Primary versus secondary dyslipoproteinemias

When dyslipidemia is first identified, it should be determined whether it is a primary or secondary lipoprotein disorder. Secondary influences include diet, alcohol intake and lifestyle, other diseases, as well as numerous pharmacologic agents, such as steroids, isotretinoin, β-blockers, and antiretroviral agents. The diagnosis of a primary disorder of lipoprotein metabolism is made after secondary causes have been ruled out ( Table 36.18 ), or when the underlying genetic etiology is identified.

Polygenic and monogenic lipoprotein disorders

Most lipoprotein disorders have polygenic or multifactorial causes with small culmulative contributions by many genes or susceptible genes which might have been influenced by environmental factors and familial factors. Through genome wide association studies, a great number of genes have been identified that are associated with various lipid abnormalities.

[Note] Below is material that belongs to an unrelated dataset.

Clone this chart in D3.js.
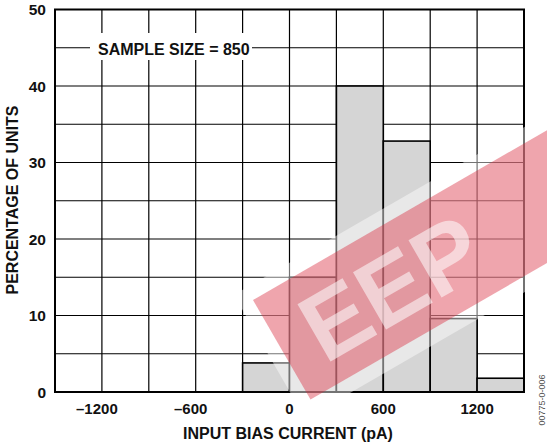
<!DOCTYPE html>
<html>
<head>
<meta charset="utf-8">
<script src="https://cdn.jsdelivr.net/npm/d3@7"></script>
<style>
  html, body { margin: 0; padding: 0; background: #fff; }
  text { font-family: "Liberation Sans", Arial, sans-serif; font-weight: bold; fill: #111; }
</style>
</head>
<body>
<svg id="chart" width="547" height="445"></svg>
<script>
// histogram bins (pA) and percentage of units
const binStarts = [-300, 0, 300, 600, 900, 1200];
const binWidth = 300;
const percents = [3.8, 15.0, 40.0, 32.8, 9.6, 1.8];

const xTicks = [-1200, -600, 0, 600, 1200];
const yTicks = [0, 10, 20, 30, 40, 50];
const xGrid = d3.range(-1500, 1501, 300);
const yGrid = d3.range(0, 51, 5);

const W = 547, H = 445;
const m = { top: 9.5, right: 23, bottom: 53, left: 55 };

const svg = d3.select('#chart');

const x = d3.scaleLinear().domain([-1500, 1500]).range([m.left, W - m.right]);
const y = d3.scaleLinear().domain([0, 50]).range([H - m.bottom, m.top]);

// grid
const grid = svg.append('g');
grid.selectAll('line.v').data(xGrid).enter().append('line')
  .attr('x1', d => x(d)).attr('x2', d => x(d))
  .attr('y1', y(0)).attr('y2', y(50))
  .attr('stroke', '#000').attr('stroke-width', 1.2);
grid.selectAll('line.h').data(yGrid).enter().append('line')
  .attr('x1', x(-1500)).attr('x2', x(1500))
  .attr('y1', d => y(d)).attr('y2', d => y(d))
  .attr('stroke', '#000').attr('stroke-width', 1.2);

// bars
const bins = binStarts.map((s, i) => ({ start: s, pct: percents[i] }));
svg.append('g').selectAll('rect').data(bins).enter().append('rect')
  .attr('x', d => x(d.start))
  .attr('y', d => y(d.pct))
  .attr('width', d => x(d.start + binWidth) - x(d.start))
  .attr('height', d => y(0) - y(d.pct))
  .attr('fill', '#d5d5d5')
  .attr('stroke', '#000').attr('stroke-width', 1.6);

// sample size label on white box
svg.append('rect').attr('x', 90).attr('y', 33).attr('width', 162).attr('height', 27).attr('fill', '#fff');
svg.append('text').attr('x', 98).attr('y', 55)
  .style('font-size', '16px').text('SAMPLE SIZE = 850');

// frame
svg.append('rect')
  .attr('x', x(-1500)).attr('y', y(50))
  .attr('width', x(1500) - x(-1500)).attr('height', y(0) - y(50))
  .attr('fill', 'none').attr('stroke', '#000').attr('stroke-width', 2);

// tick labels
svg.append('g').selectAll('text').data(xTicks).enter().append('text')
  .attr('x', d => x(d) - (d < 0 ? 5 : 0)).attr('y', 414)
  .attr('text-anchor', 'middle')
  .style('font-size', '15px')
  .text(d => d < 0 ? '\u2013' + Math.abs(d) : d);

svg.append('g').selectAll('text').data(yTicks).enter().append('text')
  .attr('x', 46).attr('y', d => y(d) + 5.5)
  .attr('text-anchor', 'end')
  .style('font-size', '15.5px')
  .text(d => d);

// axis titles
svg.append('text').attr('x', 288).attr('y', 439)
  .attr('text-anchor', 'middle').style('font-size', '16px')
  .text('INPUT BIAS CURRENT (pA)');

svg.append('text')
  .attr('transform', 'translate(18,200) rotate(-90)')
  .attr('text-anchor', 'middle').style('font-size', '16px')
  .text('PERCENTAGE OF UNITS');

// figure id
svg.append('text')
  .attr('transform', 'translate(545,400) rotate(-90)')
  .attr('text-anchor', 'middle')
  .style('font-size', '9px').style('font-weight', 'normal').style('fill', '#555')
  .text('00775-0-006');

// watermark
const wm = svg.append('g').attr('transform', 'translate(253,300) rotate(-30)');
wm.append('rect').attr('x', -14).attr('y', -14).attr('width', 420).attr('height', 143)
  .attr('fill', '#fff').attr('opacity', 0.45);
wm.append('rect').attr('x', 0).attr('y', 0).attr('width', 400).attr('height', 115)
  .attr('fill', '#d8283c').attr('opacity', 0.42);
wm.append('text').attr('x', 30).attr('y', 92)
  .style('font-size', '96px').style('fill', '#fff').attr('opacity', 0.55)
  .text('EEP');
</script>
</body>
</html>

Monogenic disorders are typically rare, and caused predominantly by variations in a single gene with a large effect. They often have a recognizable familial inheritance pattern. To diagnose monogenic disorders, family history is important, not only for diagnosis, but also for family screening to clearly identify family members at risk. Recent advances in genetic technologies, with expanding availability and decreasing costs, have enabled and increased the ability to identify disease-causing mutations. Therefore it has become feasible to categorize these disorders according to their underlying genetic etiologies.